His stress on the magnitude of the calamity and assistance comes at a time when there is a standoff over accepting foreign aid for the flood-ravaged state.
While the state government was keen on receiving foreign aid, including USD 100 million offered by the United Arab Emirates, the Centre has taken the stand that it cannot accept any assistance from overseas governments and cited an existing policy.
Pushing for foreign assistance, Vijayan had earlier said there was no blanket ban and India, by law, could accept financial aid voluntarily given by a foreign government in times of a severe calamity.
In his statement today, the chief minister said: "It is with a thankful heart that we take note of the fact that foreign countries ranging from the UAE to Qatar have come forward with their promise of assistance."
Vijayan also mentioned about the immediate release of Rs 100 crore by the Centre and further interim aid of Rs 500 crore announced by Prime Minister Narendra Modi immediately after his aerial survey of flood-affected areas on August 19.
The Centre has already released Rs 600 crore to the state.
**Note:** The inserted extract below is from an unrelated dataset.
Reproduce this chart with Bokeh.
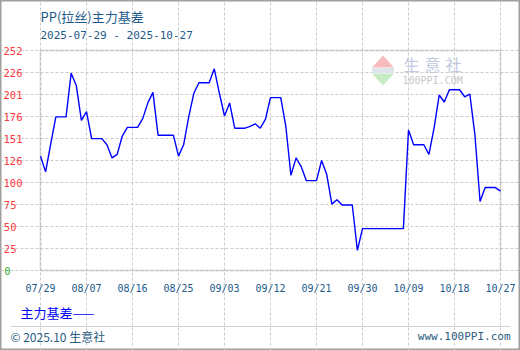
import pandas as pd
from bokeh.plotting import figure
from bokeh.models import (Range1d, FixedTicker, DatetimeTickFormatter, Label,
                          BoxAnnotation, PolyAnnotation, LinearAxis)
from bokeh.embed import file_html
from bokeh.resources import INLINE

# ---------------- data ----------------
title_text = "PP(拉丝)主力基差"
subtitle_text = "2025-07-29 - 2025-10-27"
start_date = "2025-07-29"
basis_values = [
    131, 113, 145, 176, 176, 176, 226, 212, 172, 182,
    151, 151, 151, 144, 129, 133, 154, 164, 164, 164,
    174, 192, 204, 155, 155, 155, 155, 131, 144, 176,
    203, 215, 215, 215, 231, 203, 177, 192, 163, 163,
    163, 165, 168, 163, 173, 198, 198, 198, 165, 109,
    129, 119, 103, 103, 103, 126, 110, 76, 81, 75,
    75, 75, 23, 48, 48, 48, 48, 48, 48, 48,
    48, 48, 161, 144, 144, 144, 133, 163, 201, 193,
    207, 207, 207, 199, 202, 155, 79, 95, 95, 95,
    91,
]
x_tick_dates = ["2025-07-29", "2025-08-07", "2025-08-16", "2025-08-25",
                "2025-09-03", "2025-09-12", "2025-09-21", "2025-09-30",
                "2025-10-09", "2025-10-18", "2025-10-27"]
y_ticks = [0, 25.2, 50.4, 75.6, 100.8, 126, 151.2, 176.4, 201.6, 226.8, 252]
y_tick_labels = ["0", "25", "50", "75", "100", "126", "151", "176", "201", "226", "252"]
legend_text = "主力基差——"
footer_left = "© 2025.10 生意社"
footer_right = "www.100PPI.com"
wm_chars = ["生", "意", "社"]
wm_sub = "100PPI.COM"

dates = pd.date_range(start_date, periods=len(basis_values), freq="D")
x_tick_ms = [pd.Timestamp(d).timestamp() * 1000 for d in x_tick_dates]
y_min, y_max = y_ticks[0], y_ticks[-1]

# ---------------- layout geometry (canvas pixels) ----------------
W, H = 520, 350
PL, PR, PT, PB = 40, 500, 50, 270  # plot area box
CJK = "Noto Sans CJK SC"
MONO = "DejaVu Sans Mono"
DARK = "#1d5a8a"

x0_ms = pd.Timestamp(dates[0]).timestamp() * 1000
x1_ms = pd.Timestamp(dates[-1]).timestamp() * 1000
ms_per_px = (x1_ms - x0_ms) / (PR - PL)
u_per_px = (y_max - y_min) / (PB - PT)
x_range = Range1d(x0_ms - PL * ms_per_px, x1_ms + (W - PR) * ms_per_px)
y_range = Range1d(y_min - (H - PB) * u_per_px, y_max + PT * u_per_px)


def sy(cy):  # canvas y (top-down) -> screen units (bottom-up)
    return H - cy


p = figure(width=W, height=H, x_axis_type="datetime",
           output_backend="svg", toolbar_location=None,
           x_range=x_range, y_range=y_range, min_border=0)
p.title.visible = False
p.background_fill_color = "white"
p.border_fill_color = "white"
p.outline_line_color = "#a0a0a0"
p.outline_line_width = 2

# x axis fixed at y = 0
xa = p.xaxis[0]
xa.fixed_location = y_min
xa.ticker = FixedTicker(ticks=x_tick_ms)
fmt = "%m/%d"
xa.formatter = DatetimeTickFormatter(days=fmt, months=fmt, years=fmt,
                                     hours=fmt, hourmin=fmt, minutes=fmt)
xa.axis_line_color = None
xa.major_tick_line_color = None
xa.minor_tick_line_color = None
xa.major_tick_out = 0
xa.major_tick_in = 0
xa.major_label_standoff = 12
xa.major_label_text_color = DARK
xa.major_label_text_font = MONO
xa.major_label_text_font_size = "10px"

# y axes fixed at the first date; grouped so labels start at the same x
groups = [
    ([t for t, l in zip(y_ticks, y_tick_labels) if len(l) == 3], "#ff3a3a", 18),
    ([t for t, l in zip(y_ticks, y_tick_labels) if len(l) == 2], "#ff3a3a", 24),
    ([t for t, l in zip(y_ticks, y_tick_labels) if len(l) == 1], "#33aa33", 30),
]
label_map = {str(t): l for t, l in zip(y_ticks, y_tick_labels)}
yaxes = [p.yaxis[0]]
for _ in groups[1:]:
    ax = LinearAxis()
    p.add_layout(ax, "left")
    yaxes.append(ax)
for ax, (ticks, color, standoff) in zip(yaxes, groups):
    ax.fixed_location = x0_ms
    ax.ticker = FixedTicker(ticks=ticks)
    ax.major_label_overrides = {t: label_map[str(t)] for t in ticks}
    ax.axis_line_color = None
    ax.major_tick_line_color = None
    ax.minor_tick_line_color = None
    ax.major_tick_out = 0
    ax.major_tick_in = 0
    ax.major_label_standoff = standoff
    ax.major_label_text_color = color
    ax.major_label_text_font = MONO
    ax.major_label_text_font_size = "10.5px"

# grids limited to the plot box
p.xgrid.ticker = FixedTicker(ticks=x_tick_ms)
p.ygrid.ticker = FixedTicker(ticks=y_ticks)
p.xgrid.bounds = (y_min, y_max)
p.ygrid.bounds = (x0_ms, x1_ms)
for g in (p.xgrid, p.ygrid):
    g.grid_line_color = "#cccccc"
    g.grid_line_dash = "3 2"
    g.grid_line_width = 1

# plot box
p.add_layout(BoxAnnotation(left=x0_ms, right=x1_ms, bottom=y_min, top=y_max,
                           fill_alpha=0, line_color="#a0a0a0", line_width=2,
                           level="underlay"))

# watermark
p.add_layout(PolyAnnotation(xs=[382.5, 371.5, 393.5], ys=[sy(55), sy(67), sy(67)],
                            xs_units="screen", ys_units="screen",
                            fill_color="#f6bcbc", fill_alpha=1, line_color=None,
                            level="underlay"))
p.add_layout(PolyAnnotation(xs=[371.5, 393.5, 382.5], ys=[sy(73), sy(73), sy(85)],
                            xs_units="screen", ys_units="screen",
                            fill_color="#c6ecc6", fill_alpha=1, line_color=None,
                            level="underlay"))
p.add_layout(BoxAnnotation(left=371.5, right=393.5, top=sy(67.5), bottom=sy(72.5),
                           left_units="screen", right_units="screen",
                           top_units="screen", bottom_units="screen",
                           fill_color="#dfe3ee", fill_alpha=1, line_color=None,
                           level="underlay"))
for ch, cx in zip(wm_chars, [411, 432, 453]):
    p.add_layout(Label(x=cx, y=sy(63), x_units="screen", y_units="screen",
                       text=ch, text_font=CJK, text_font_size="16px",
                       text_color="#c2cadf", text_align="center",
                       text_baseline="middle", level="underlay"))
p.add_layout(Label(x=402, y=sy(80), x_units="screen", y_units="screen",
                   text=wm_sub, text_font=MONO, text_font_size="10px",
                   text_color="#c8c8c8", text_align="left",
                   text_baseline="middle", level="underlay"))

# data line
p.line(dates, basis_values, line_color="#0000ff", line_width=1.4)

# titles
p.add_layout(Label(x=40, y=sy(16), x_units="screen", y_units="screen",
                   text=title_text, text_font=CJK, text_font_size="13px",
                   text_color=DARK, text_align="left", text_baseline="middle"))
p.add_layout(Label(x=40, y=sy(35), x_units="screen", y_units="screen",
                   text=subtitle_text, text_font=MONO, text_font_size="11px",
                   text_color=DARK, text_align="left", text_baseline="middle"))

# legend
p.add_layout(Label(x=20, y=sy(312), x_units="screen", y_units="screen",
                   text=legend_text, text_font=CJK, text_font_size="13px",
                   text_color="#0000ff", text_align="left", text_baseline="middle"))

# footer separator and texts
p.add_layout(BoxAnnotation(left=10, right=510, top=sy(326), bottom=sy(326),
                           left_units="screen", right_units="screen",
                           top_units="screen", bottom_units="screen",
                           fill_alpha=0, line_color="#aaaaaa", line_width=1))
p.add_layout(Label(x=10, y=sy(336), x_units="screen", y_units="screen",
                   text=footer_left, text_font=CJK, text_font_size="12px",
                   text_color="#2a5d80", text_align="left", text_baseline="middle"))
p.add_layout(Label(x=510, y=sy(336), x_units="screen", y_units="screen",
                   text=footer_right, text_font=MONO, text_font_size="11px",
                   text_color="#2a5d80", text_align="right", text_baseline="middle"))

open("out.html", "w").write(file_html(p, INLINE))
The chief minister said the state was facing the biggest calamity in 100 years and preliminary estimate of losses comes around Rs 20,000 crore.
It goes without saying that the actual losses will steadily go up once the water recedes and the final assessment is made. "To put it in a nutshell, the size of the loss caused by the calamity is equal to the size of the annual plan the state has chalked out for 2018-2019," Vijayan said.
More than 26,000 houses have been damaged or destroyed and crops spread over 40,000 hectares lost, Vijayan said, adding, "We have lost more than two lakh poultry and at least 46,000 milch animals."
The magnitude of the havoc truly gets reflected in the fact that a vast area of the state still remains submerged in flood waters, the chief minister said.
Floods have washed away several multi-storeyed buildings, shops, commercial establishments and even bridges, he said.
Telecommunication network and electricity lines have been damaged. The power sector suffered losses of around Rs 750 crore while damage to water supply infrastructure was close to Rs 900 crore, he said.
He also noted that more than 300 landslides have occurred, resulting in hills being razed in several places.
Major rivers such as Bharathapuzha, Periyar, Chalakkudy and Pamba have altered course in many places.
Several parts of the state had been cut off, and remained as isolated islands, inaccessible by road or water transport, for days together.
People of the state came together and stood behind the government in evacuating the people stranded in flood waters and rehabilitating them in relief camps, the chief minister said.
Giving details of the rescue operations held with the active cooperation of the national disaster response force, defence forces, Coast Guard, police and others, Vijayan said it was for the first time that "such a massive rescue operation of this magnitude" was conducted anywhere in the country.
On post-flood health concerns, he said the health authorities were taking every precaution to ensure the wellbeing of the people and to ensure that there was no epidemic breakout.